** Information supplied **
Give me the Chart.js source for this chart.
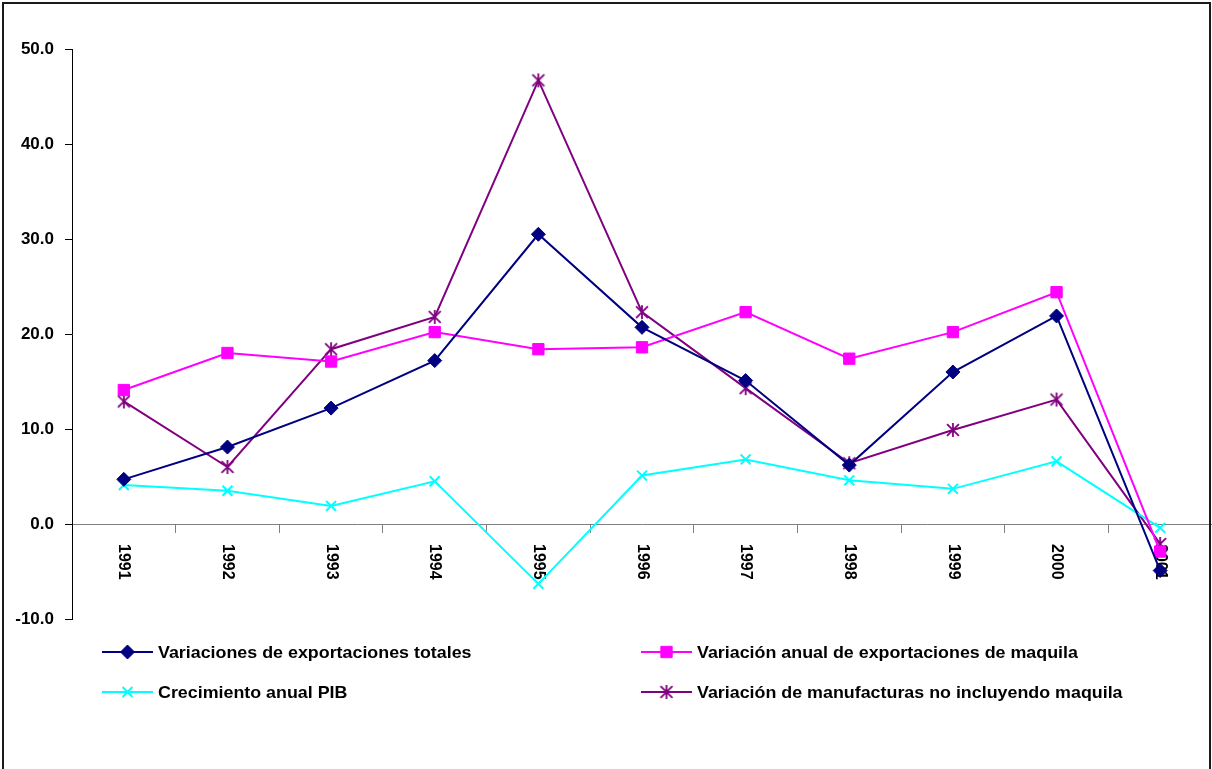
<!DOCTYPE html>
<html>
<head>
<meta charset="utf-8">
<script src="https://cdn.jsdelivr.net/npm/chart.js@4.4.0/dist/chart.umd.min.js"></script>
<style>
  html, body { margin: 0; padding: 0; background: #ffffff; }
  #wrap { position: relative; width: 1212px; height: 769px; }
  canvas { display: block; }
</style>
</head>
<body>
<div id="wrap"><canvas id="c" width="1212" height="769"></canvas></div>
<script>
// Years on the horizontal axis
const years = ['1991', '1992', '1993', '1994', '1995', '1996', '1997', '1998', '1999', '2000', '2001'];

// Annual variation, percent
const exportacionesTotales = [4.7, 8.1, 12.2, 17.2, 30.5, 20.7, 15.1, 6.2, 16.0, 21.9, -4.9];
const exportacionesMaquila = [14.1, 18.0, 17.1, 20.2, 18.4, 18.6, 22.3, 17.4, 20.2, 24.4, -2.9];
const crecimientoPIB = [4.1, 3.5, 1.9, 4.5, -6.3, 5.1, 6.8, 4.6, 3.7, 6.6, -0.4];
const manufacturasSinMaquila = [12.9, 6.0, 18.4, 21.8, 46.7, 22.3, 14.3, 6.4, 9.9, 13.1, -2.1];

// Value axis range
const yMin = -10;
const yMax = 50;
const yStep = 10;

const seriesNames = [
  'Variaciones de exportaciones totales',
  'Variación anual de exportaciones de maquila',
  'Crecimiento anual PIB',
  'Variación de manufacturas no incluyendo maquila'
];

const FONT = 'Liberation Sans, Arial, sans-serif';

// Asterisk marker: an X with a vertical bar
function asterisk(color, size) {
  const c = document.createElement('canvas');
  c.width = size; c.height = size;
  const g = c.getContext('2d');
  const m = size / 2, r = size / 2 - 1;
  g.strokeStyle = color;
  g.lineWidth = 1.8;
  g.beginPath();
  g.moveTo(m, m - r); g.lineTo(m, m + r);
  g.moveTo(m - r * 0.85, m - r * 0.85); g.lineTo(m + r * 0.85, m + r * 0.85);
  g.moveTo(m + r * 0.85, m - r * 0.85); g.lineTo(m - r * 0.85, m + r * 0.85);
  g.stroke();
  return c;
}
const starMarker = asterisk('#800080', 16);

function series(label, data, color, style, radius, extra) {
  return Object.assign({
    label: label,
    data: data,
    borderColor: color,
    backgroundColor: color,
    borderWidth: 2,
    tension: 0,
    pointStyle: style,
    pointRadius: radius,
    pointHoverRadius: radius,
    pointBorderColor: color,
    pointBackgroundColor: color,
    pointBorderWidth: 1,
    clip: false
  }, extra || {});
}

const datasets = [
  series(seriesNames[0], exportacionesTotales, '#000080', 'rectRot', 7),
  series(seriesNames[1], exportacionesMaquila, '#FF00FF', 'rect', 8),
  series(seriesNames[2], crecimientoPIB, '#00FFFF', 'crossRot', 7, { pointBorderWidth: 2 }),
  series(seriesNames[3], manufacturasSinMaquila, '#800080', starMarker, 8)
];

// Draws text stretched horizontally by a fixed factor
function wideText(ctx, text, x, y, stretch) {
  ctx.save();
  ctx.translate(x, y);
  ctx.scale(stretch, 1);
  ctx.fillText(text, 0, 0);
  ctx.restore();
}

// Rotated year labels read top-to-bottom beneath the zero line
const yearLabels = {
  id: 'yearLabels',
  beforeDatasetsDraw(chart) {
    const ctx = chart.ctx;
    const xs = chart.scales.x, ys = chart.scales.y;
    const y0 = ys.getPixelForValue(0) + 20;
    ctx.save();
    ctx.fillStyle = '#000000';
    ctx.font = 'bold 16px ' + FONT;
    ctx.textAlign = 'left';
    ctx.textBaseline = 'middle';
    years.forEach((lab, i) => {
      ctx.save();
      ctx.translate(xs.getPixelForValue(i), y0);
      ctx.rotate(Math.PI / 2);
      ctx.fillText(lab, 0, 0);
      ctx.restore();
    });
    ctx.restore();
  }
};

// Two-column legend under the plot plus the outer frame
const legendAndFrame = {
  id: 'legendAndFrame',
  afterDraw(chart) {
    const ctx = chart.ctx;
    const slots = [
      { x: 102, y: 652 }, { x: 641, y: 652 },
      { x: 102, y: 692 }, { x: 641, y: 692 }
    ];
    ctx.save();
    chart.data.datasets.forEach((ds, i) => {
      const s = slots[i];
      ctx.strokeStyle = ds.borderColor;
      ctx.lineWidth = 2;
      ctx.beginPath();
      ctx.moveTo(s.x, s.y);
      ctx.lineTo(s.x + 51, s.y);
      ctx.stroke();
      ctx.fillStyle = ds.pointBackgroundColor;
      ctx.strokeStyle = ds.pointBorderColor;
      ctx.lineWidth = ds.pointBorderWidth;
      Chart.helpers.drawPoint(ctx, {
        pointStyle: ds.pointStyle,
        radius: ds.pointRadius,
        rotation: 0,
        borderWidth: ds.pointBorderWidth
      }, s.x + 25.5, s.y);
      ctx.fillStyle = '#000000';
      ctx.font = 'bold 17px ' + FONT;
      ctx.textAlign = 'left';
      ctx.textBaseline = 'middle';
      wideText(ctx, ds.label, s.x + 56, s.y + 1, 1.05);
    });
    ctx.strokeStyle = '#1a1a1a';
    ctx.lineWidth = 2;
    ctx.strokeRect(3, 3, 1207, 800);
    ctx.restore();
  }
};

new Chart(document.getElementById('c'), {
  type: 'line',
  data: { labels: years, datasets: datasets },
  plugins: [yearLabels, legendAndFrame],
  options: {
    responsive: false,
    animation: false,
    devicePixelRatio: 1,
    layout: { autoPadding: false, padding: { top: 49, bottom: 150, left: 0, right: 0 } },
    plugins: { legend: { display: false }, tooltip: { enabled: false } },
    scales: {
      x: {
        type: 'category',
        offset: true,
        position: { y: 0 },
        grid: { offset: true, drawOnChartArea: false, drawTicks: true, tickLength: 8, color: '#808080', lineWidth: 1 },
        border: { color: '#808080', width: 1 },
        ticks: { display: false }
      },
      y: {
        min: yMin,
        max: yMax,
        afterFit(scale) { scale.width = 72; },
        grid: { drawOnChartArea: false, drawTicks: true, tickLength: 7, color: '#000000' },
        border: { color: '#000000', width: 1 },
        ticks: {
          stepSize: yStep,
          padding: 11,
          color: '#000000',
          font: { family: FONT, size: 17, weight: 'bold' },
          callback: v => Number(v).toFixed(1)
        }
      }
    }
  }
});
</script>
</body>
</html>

** Directions **
Repeat the data above exactly, but not the pictures.

** Output **
Give me the Chart.js source for this chart.
<!DOCTYPE html>
<html>
<head>
<meta charset="utf-8">
<script src="https://cdn.jsdelivr.net/npm/chart.js@4.4.0/dist/chart.umd.min.js"></script>
<style>
  html, body { margin: 0; padding: 0; background: #ffffff; }
  #wrap { position: relative; width: 1212px; height: 769px; }
  canvas { display: block; }
</style>
</head>
<body>
<div id="wrap"><canvas id="c" width="1212" height="769"></canvas></div>
<script>
// Years on the horizontal axis
const years = ['1991', '1992', '1993', '1994', '1995', '1996', '1997', '1998', '1999', '2000', '2001'];

// Annual variation, percent
const exportacionesTotales = [4.7, 8.1, 12.2, 17.2, 30.5, 20.7, 15.1, 6.2, 16.0, 21.9, -4.9];
const exportacionesMaquila = [14.1, 18.0, 17.1, 20.2, 18.4, 18.6, 22.3, 17.4, 20.2, 24.4, -2.9];
const crecimientoPIB = [4.1, 3.5, 1.9, 4.5, -6.3, 5.1, 6.8, 4.6, 3.7, 6.6, -0.4];
const manufacturasSinMaquila = [12.9, 6.0, 18.4, 21.8, 46.7, 22.3, 14.3, 6.4, 9.9, 13.1, -2.1];

// Value axis range
const yMin = -10;
const yMax = 50;
const yStep = 10;

const seriesNames = [
  'Variaciones de exportaciones totales',
  'Variación anual de exportaciones de maquila',
  'Crecimiento anual PIB',
  'Variación de manufacturas no incluyendo maquila'
];

const FONT = 'Liberation Sans, Arial, sans-serif';

// Asterisk marker: an X with a vertical bar
function asterisk(color, size) {
  const c = document.createElement('canvas');
  c.width = size; c.height = size;
  const g = c.getContext('2d');
  const m = size / 2, r = size / 2 - 1;
  g.strokeStyle = color;
  g.lineWidth = 1.8;
  g.beginPath();
  g.moveTo(m, m - r); g.lineTo(m, m + r);
  g.moveTo(m - r * 0.85, m - r * 0.85); g.lineTo(m + r * 0.85, m + r * 0.85);
  g.moveTo(m + r * 0.85, m - r * 0.85); g.lineTo(m - r * 0.85, m + r * 0.85);
  g.stroke();
  return c;
}
const starMarker = asterisk('#800080', 16);

function series(label, data, color, style, radius, extra) {
  return Object.assign({
    label: label,
    data: data,
    borderColor: color,
    backgroundColor: color,
    borderWidth: 2,
    tension: 0,
    pointStyle: style,
    pointRadius: radius,
    pointHoverRadius: radius,
    pointBorderColor: color,
    pointBackgroundColor: color,
    pointBorderWidth: 1,
    clip: false
  }, extra || {});
}

const datasets = [
  series(seriesNames[0], exportacionesTotales, '#000080', 'rectRot', 7),
  series(seriesNames[1], exportacionesMaquila, '#FF00FF', 'rect', 8),
  series(seriesNames[2], crecimientoPIB, '#00FFFF', 'crossRot', 7, { pointBorderWidth: 2 }),
  series(seriesNames[3], manufacturasSinMaquila, '#800080', starMarker, 8)
];

// Draws text stretched horizontally by a fixed factor
function wideText(ctx, text, x, y, stretch) {
  ctx.save();
  ctx.translate(x, y);
  ctx.scale(stretch, 1);
  ctx.fillText(text, 0, 0);
  ctx.restore();
}

// Rotated year labels read top-to-bottom beneath the zero line
const yearLabels = {
  id: 'yearLabels',
  beforeDatasetsDraw(chart) {
    const ctx = chart.ctx;
    const xs = chart.scales.x, ys = chart.scales.y;
    const y0 = ys.getPixelForValue(0) + 20;
    ctx.save();
    ctx.fillStyle = '#000000';
    ctx.font = 'bold 16px ' + FONT;
    ctx.textAlign = 'left';
    ctx.textBaseline = 'middle';
    years.forEach((lab, i) => {
      ctx.save();
      ctx.translate(xs.getPixelForValue(i), y0);
      ctx.rotate(Math.PI / 2);
      ctx.fillText(lab, 0, 0);
      ctx.restore();
    });
    ctx.restore();
  }
};

// Two-column legend under the plot plus the outer frame
const legendAndFrame = {
  id: 'legendAndFrame',
  afterDraw(chart) {
    const ctx = chart.ctx;
    const slots = [
      { x: 102, y: 652 }, { x: 641, y: 652 },
      { x: 102, y: 692 }, { x: 641, y: 692 }
    ];
    ctx.save();
    chart.data.datasets.forEach((ds, i) => {
      const s = slots[i];
      ctx.strokeStyle = ds.borderColor;
      ctx.lineWidth = 2;
      ctx.beginPath();
      ctx.moveTo(s.x, s.y);
      ctx.lineTo(s.x + 51, s.y);
      ctx.stroke();
      ctx.fillStyle = ds.pointBackgroundColor;
      ctx.strokeStyle = ds.pointBorderColor;
      ctx.lineWidth = ds.pointBorderWidth;
      Chart.helpers.drawPoint(ctx, {
        pointStyle: ds.pointStyle,
        radius: ds.pointRadius,
        rotation: 0,
        borderWidth: ds.pointBorderWidth
      }, s.x + 25.5, s.y);
      ctx.fillStyle = '#000000';
      ctx.font = 'bold 17px ' + FONT;
      ctx.textAlign = 'left';
      ctx.textBaseline = 'middle';
      wideText(ctx, ds.label, s.x + 56, s.y + 1, 1.05);
    });
    ctx.strokeStyle = '#1a1a1a';
    ctx.lineWidth = 2;
    ctx.strokeRect(3, 3, 1207, 800);
    ctx.restore();
  }
};

new Chart(document.getElementById('c'), {
  type: 'line',
  data: { labels: years, datasets: datasets },
  plugins: [yearLabels, legendAndFrame],
  options: {
    responsive: false,
    animation: false,
    devicePixelRatio: 1,
    layout: { autoPadding: false, padding: { top: 49, bottom: 150, left: 0, right: 0 } },
    plugins: { legend: { display: false }, tooltip: { enabled: false } },
    scales: {
      x: {
        type: 'category',
        offset: true,
        position: { y: 0 },
        grid: { offset: true, drawOnChartArea: false, drawTicks: true, tickLength: 8, color: '#808080', lineWidth: 1 },
        border: { color: '#808080', width: 1 },
        ticks: { display: false }
      },
      y: {
        min: yMin,
        max: yMax,
        afterFit(scale) { scale.width = 72; },
        grid: { drawOnChartArea: false, drawTicks: true, tickLength: 7, color: '#000000' },
        border: { color: '#000000', width: 1 },
        ticks: {
          stepSize: yStep,
          padding: 11,
          color: '#000000',
          font: { family: FONT, size: 17, weight: 'bold' },
          callback: v => Number(v).toFixed(1)
        }
      }
    }
  }
});
</script>
</body>
</html>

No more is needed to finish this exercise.